- EXERCISE TASK
Return the material exactly as supplied, apart from the pictures, which are omitted.
++++++++++
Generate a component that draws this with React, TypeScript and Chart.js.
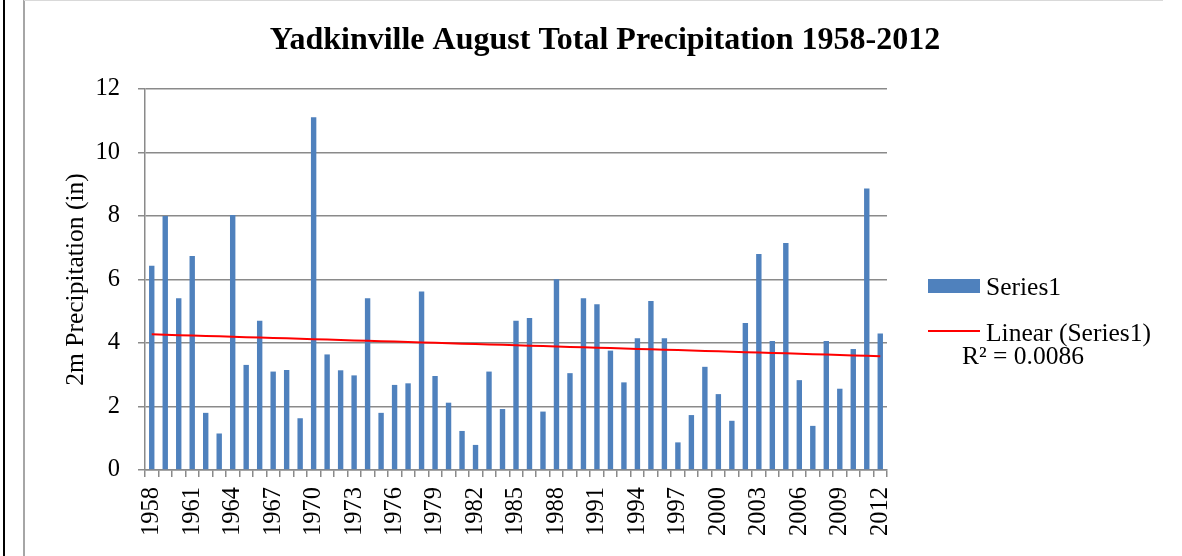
import React, { useEffect, useRef } from 'react';
import { Chart, registerables } from 'chart.js';

Chart.register(...registerables);

const years = [
  '1958', '1959', '1960', '1961', '1962', '1963', '1964', '1965', '1966', '1967',
  '1968', '1969', '1970', '1971', '1972', '1973', '1974', '1975', '1976', '1977',
  '1978', '1979', '1980', '1981', '1982', '1983', '1984', '1985', '1986', '1987',
  '1988', '1989', '1990', '1991', '1992', '1993', '1994', '1995', '1996', '1997',
  '1998', '1999', '2000', '2001', '2002', '2003', '2004', '2005', '2006', '2007',
  '2008', '2009', '2010', '2011', '2012',
];

const precipitation = [
  6.43, 8.0, 5.41, 6.74, 1.8, 1.15, 8.03, 3.31, 4.7, 3.1,
  3.15, 1.63, 11.11, 3.64, 3.14, 2.98, 5.41, 1.8, 2.68, 2.73,
  5.62, 2.96, 2.12, 1.23, 0.79, 3.1, 1.92, 4.7, 4.79, 1.84,
  6.01, 3.05, 5.41, 5.22, 3.76, 2.76, 4.15, 5.32, 4.15, 0.87,
  1.73, 3.25, 2.39, 1.55, 4.63, 6.8, 4.06, 7.15, 2.83, 1.39,
  4.06, 2.56, 3.81, 8.87, 4.3,
];

const shownYearLabels = [
  '1958', '1961', '1964', '1967', '1970', '1973', '1976', '1979', '1982', '1985',
  '1988', '1991', '1994', '1997', '2000', '2003', '2006', '2009', '2012',
];

const titleText = 'Yadkinville August Total Precipitation 1958-2012';
const yAxisTitle = '2m Precipitation (in)';
const seriesName = 'Series1';
const trendName = 'Linear (Series1)';
const rSquaredText = 'R² = 0.0086';

// Least-squares linear trendline, as Excel's "Linear" trendline
function linearTrend(values: number[]): number[] {
  const n = values.length;
  let sx = 0, sy = 0, sxx = 0, sxy = 0;
  values.forEach((v, i) => {
    const x = i + 1;
    sx += x; sy += v; sxx += x * x; sxy += x * v;
  });
  const slope = (n * sxy - sx * sy) / (n * sxx - sx * sx);
  const intercept = (sy - slope * sx) / n;
  return values.map((_, i) => intercept + slope * (i + 1));
}

const SERIF = '"Liberation Serif", "Times New Roman", serif';
const BAR_BLUE = '#4F81BD';
const GRID = '#8a8a8a';

const overlayPlugin = {
  id: 'overlayText',
  afterDraw(chart: any) {
    const ctx = chart.ctx;
    ctx.save();
    // Title
    ctx.fillStyle = '#000';
    ctx.font = `bold 32px ${SERIF}`;
    ctx.textAlign = 'center';
    ctx.textBaseline = 'alphabetic';
    ctx.fillText(titleText, 605, 49);

    // Legend
    ctx.font = `25.5px ${SERIF}`;
    ctx.textAlign = 'left';
    ctx.textBaseline = 'middle';
    ctx.fillStyle = BAR_BLUE;
    ctx.fillRect(928, 279, 52, 14);
    ctx.fillStyle = '#000';
    ctx.fillText(seriesName, 986, 288);

    ctx.strokeStyle = '#FF0000';
    ctx.lineWidth = 2;
    ctx.beginPath();
    ctx.moveTo(928, 331);
    ctx.lineTo(980, 331);
    ctx.stroke();
    ctx.fillText(trendName, 986, 334);
    ctx.fillText(rSquaredText, 962, 357);
    ctx.restore();
  },
};

export default function App() {
  const canvasRef = useRef<HTMLCanvasElement | null>(null);

  useEffect(() => {
    if (!canvasRef.current) return;
    const trend = linearTrend(precipitation);
    const chart = new Chart(canvasRef.current, {
      type: 'bar',
      data: {
        labels: years,
        datasets: [
          {
            type: 'bar',
            label: seriesName,
            data: precipitation,
            backgroundColor: BAR_BLUE,
            barPercentage: 0.4,
            categoryPercentage: 1,
            order: 2,
          },
          {
            type: 'line',
            label: trendName,
            data: trend,
            borderColor: '#FF0000',
            borderWidth: 2,
            pointRadius: 0,
            fill: false,
            order: 1,
          } as any,
        ],
      },
      options: {
        animation: false,
        responsive: false,
        maintainAspectRatio: false,
        layout: { padding: { left: 61, top: 89, right: 295, bottom: 0 } },
        plugins: {
          legend: { display: false },
          title: { display: false },
          tooltip: { enabled: false },
        },
        scales: {
          x: {
            offset: true,
            afterFit: (scale: any) => { scale.height = 86; },
            grid: {
              display: true,
              offset: true,
              drawOnChartArea: false,
              drawTicks: true,
              tickLength: 7,
              color: GRID,
              lineWidth: 1.5,
            },
            border: { display: true, color: GRID, width: 1.5 },
            ticks: {
              autoSkip: false,
              maxRotation: 90,
              minRotation: 90,
              padding: 10,
              color: '#000',
              font: { family: SERIF, size: 24.5 },
              callback: function (this: any, _v: any, i: number) {
                const lab = years[i];
                return shownYearLabels.includes(lab) ? lab : '';
              },
            },
          },
          y: {
            min: 0,
            max: 12,
            afterFit: (scale: any) => { scale.width = 84; },
            grid: {
              color: GRID,
              lineWidth: 1.5,
              drawTicks: true,
              tickLength: 7,
            },
            border: { display: true, color: GRID, width: 1.5 },
            ticks: {
              stepSize: 2,
              padding: 18,
              color: '#000',
              font: { family: SERIF, size: 24.5 },
            },
            title: {
              display: true,
              text: yAxisTitle,
              color: '#000',
              font: { family: SERIF, size: 25.5, lineHeight: 1.2 },
              padding: 0,
            },
          },
        },
      },
      plugins: [overlayPlugin],
    });
    return () => chart.destroy();
  }, []);

  return (
    <div style={{ position: 'fixed', left: 0, top: 0, width: 1182, height: 556, background: '#fff', overflow: 'hidden' }}>
      <canvas ref={canvasRef} width={1182} height={556} style={{ position: 'absolute', left: 0, top: 0, width: 1182, height: 556 }} />
      <div style={{ position: 'absolute', left: 3, top: 0, width: 2, height: 556, background: '#000' }} />
      <div style={{ position: 'absolute', left: 23, top: 0, width: 2, height: 556, background: '#a6a6a6' }} />
      <div style={{ position: 'absolute', left: 24, top: 0, width: 1139, height: 1, background: '#d9d9d9' }} />
    </div>
  );
}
++++++++++
- RESPONSE BELOW
Generate a component that draws this with React, TypeScript and Chart.js.
import React, { useEffect, useRef } from 'react';
import { Chart, registerables } from 'chart.js';

Chart.register(...registerables);

const years = [
  '1958', '1959', '1960', '1961', '1962', '1963', '1964', '1965', '1966', '1967',
  '1968', '1969', '1970', '1971', '1972', '1973', '1974', '1975', '1976', '1977',
  '1978', '1979', '1980', '1981', '1982', '1983', '1984', '1985', '1986', '1987',
  '1988', '1989', '1990', '1991', '1992', '1993', '1994', '1995', '1996', '1997',
  '1998', '1999', '2000', '2001', '2002', '2003', '2004', '2005', '2006', '2007',
  '2008', '2009', '2010', '2011', '2012',
];

const precipitation = [
  6.43, 8.0, 5.41, 6.74, 1.8, 1.15, 8.03, 3.31, 4.7, 3.1,
  3.15, 1.63, 11.11, 3.64, 3.14, 2.98, 5.41, 1.8, 2.68, 2.73,
  5.62, 2.96, 2.12, 1.23, 0.79, 3.1, 1.92, 4.7, 4.79, 1.84,
  6.01, 3.05, 5.41, 5.22, 3.76, 2.76, 4.15, 5.32, 4.15, 0.87,
  1.73, 3.25, 2.39, 1.55, 4.63, 6.8, 4.06, 7.15, 2.83, 1.39,
  4.06, 2.56, 3.81, 8.87, 4.3,
];

const shownYearLabels = [
  '1958', '1961', '1964', '1967', '1970', '1973', '1976', '1979', '1982', '1985',
  '1988', '1991', '1994', '1997', '2000', '2003', '2006', '2009', '2012',
];

const titleText = 'Yadkinville August Total Precipitation 1958-2012';
const yAxisTitle = '2m Precipitation (in)';
const seriesName = 'Series1';
const trendName = 'Linear (Series1)';
const rSquaredText = 'R² = 0.0086';

// Least-squares linear trendline, as Excel's "Linear" trendline
function linearTrend(values: number[]): number[] {
  const n = values.length;
  let sx = 0, sy = 0, sxx = 0, sxy = 0;
  values.forEach((v, i) => {
    const x = i + 1;
    sx += x; sy += v; sxx += x * x; sxy += x * v;
  });
  const slope = (n * sxy - sx * sy) / (n * sxx - sx * sx);
  const intercept = (sy - slope * sx) / n;
  return values.map((_, i) => intercept + slope * (i + 1));
}

const SERIF = '"Liberation Serif", "Times New Roman", serif';
const BAR_BLUE = '#4F81BD';
const GRID = '#8a8a8a';

const overlayPlugin = {
  id: 'overlayText',
  afterDraw(chart: any) {
    const ctx = chart.ctx;
    ctx.save();
    // Title
    ctx.fillStyle = '#000';
    ctx.font = `bold 32px ${SERIF}`;
    ctx.textAlign = 'center';
    ctx.textBaseline = 'alphabetic';
    ctx.fillText(titleText, 605, 49);

    // Legend
    ctx.font = `25.5px ${SERIF}`;
    ctx.textAlign = 'left';
    ctx.textBaseline = 'middle';
    ctx.fillStyle = BAR_BLUE;
    ctx.fillRect(928, 279, 52, 14);
    ctx.fillStyle = '#000';
    ctx.fillText(seriesName, 986, 288);

    ctx.strokeStyle = '#FF0000';
    ctx.lineWidth = 2;
    ctx.beginPath();
    ctx.moveTo(928, 331);
    ctx.lineTo(980, 331);
    ctx.stroke();
    ctx.fillText(trendName, 986, 334);
    ctx.fillText(rSquaredText, 962, 357);
    ctx.restore();
  },
};

export default function App() {
  const canvasRef = useRef<HTMLCanvasElement | null>(null);

  useEffect(() => {
    if (!canvasRef.current) return;
    const trend = linearTrend(precipitation);
    const chart = new Chart(canvasRef.current, {
      type: 'bar',
      data: {
        labels: years,
        datasets: [
          {
            type: 'bar',
            label: seriesName,
            data: precipitation,
            backgroundColor: BAR_BLUE,
            barPercentage: 0.4,
            categoryPercentage: 1,
            order: 2,
          },
          {
            type: 'line',
            label: trendName,
            data: trend,
            borderColor: '#FF0000',
            borderWidth: 2,
            pointRadius: 0,
            fill: false,
            order: 1,
          } as any,
        ],
      },
      options: {
        animation: false,
        responsive: false,
        maintainAspectRatio: false,
        layout: { padding: { left: 61, top: 89, right: 295, bottom: 0 } },
        plugins: {
          legend: { display: false },
          title: { display: false },
          tooltip: { enabled: false },
        },
        scales: {
          x: {
            offset: true,
            afterFit: (scale: any) => { scale.height = 86; },
            grid: {
              display: true,
              offset: true,
              drawOnChartArea: false,
              drawTicks: true,
              tickLength: 7,
              color: GRID,
              lineWidth: 1.5,
            },
            border: { display: true, color: GRID, width: 1.5 },
            ticks: {
              autoSkip: false,
              maxRotation: 90,
              minRotation: 90,
              padding: 10,
              color: '#000',
              font: { family: SERIF, size: 24.5 },
              callback: function (this: any, _v: any, i: number) {
                const lab = years[i];
                return shownYearLabels.includes(lab) ? lab : '';
              },
            },
          },
          y: {
            min: 0,
            max: 12,
            afterFit: (scale: any) => { scale.width = 84; },
            grid: {
              color: GRID,
              lineWidth: 1.5,
              drawTicks: true,
              tickLength: 7,
            },
            border: { display: true, color: GRID, width: 1.5 },
            ticks: {
              stepSize: 2,
              padding: 18,
              color: '#000',
              font: { family: SERIF, size: 24.5 },
            },
            title: {
              display: true,
              text: yAxisTitle,
              color: '#000',
              font: { family: SERIF, size: 25.5, lineHeight: 1.2 },
              padding: 0,
            },
          },
        },
      },
      plugins: [overlayPlugin],
    });
    return () => chart.destroy();
  }, []);

  return (
    <div style={{ position: 'fixed', left: 0, top: 0, width: 1182, height: 556, background: '#fff', overflow: 'hidden' }}>
      <canvas ref={canvasRef} width={1182} height={556} style={{ position: 'absolute', left: 0, top: 0, width: 1182, height: 556 }} />
      <div style={{ position: 'absolute', left: 3, top: 0, width: 2, height: 556, background: '#000' }} />
      <div style={{ position: 'absolute', left: 23, top: 0, width: 2, height: 556, background: '#a6a6a6' }} />
      <div style={{ position: 'absolute', left: 24, top: 0, width: 1139, height: 1, background: '#d9d9d9' }} />
    </div>
  );
}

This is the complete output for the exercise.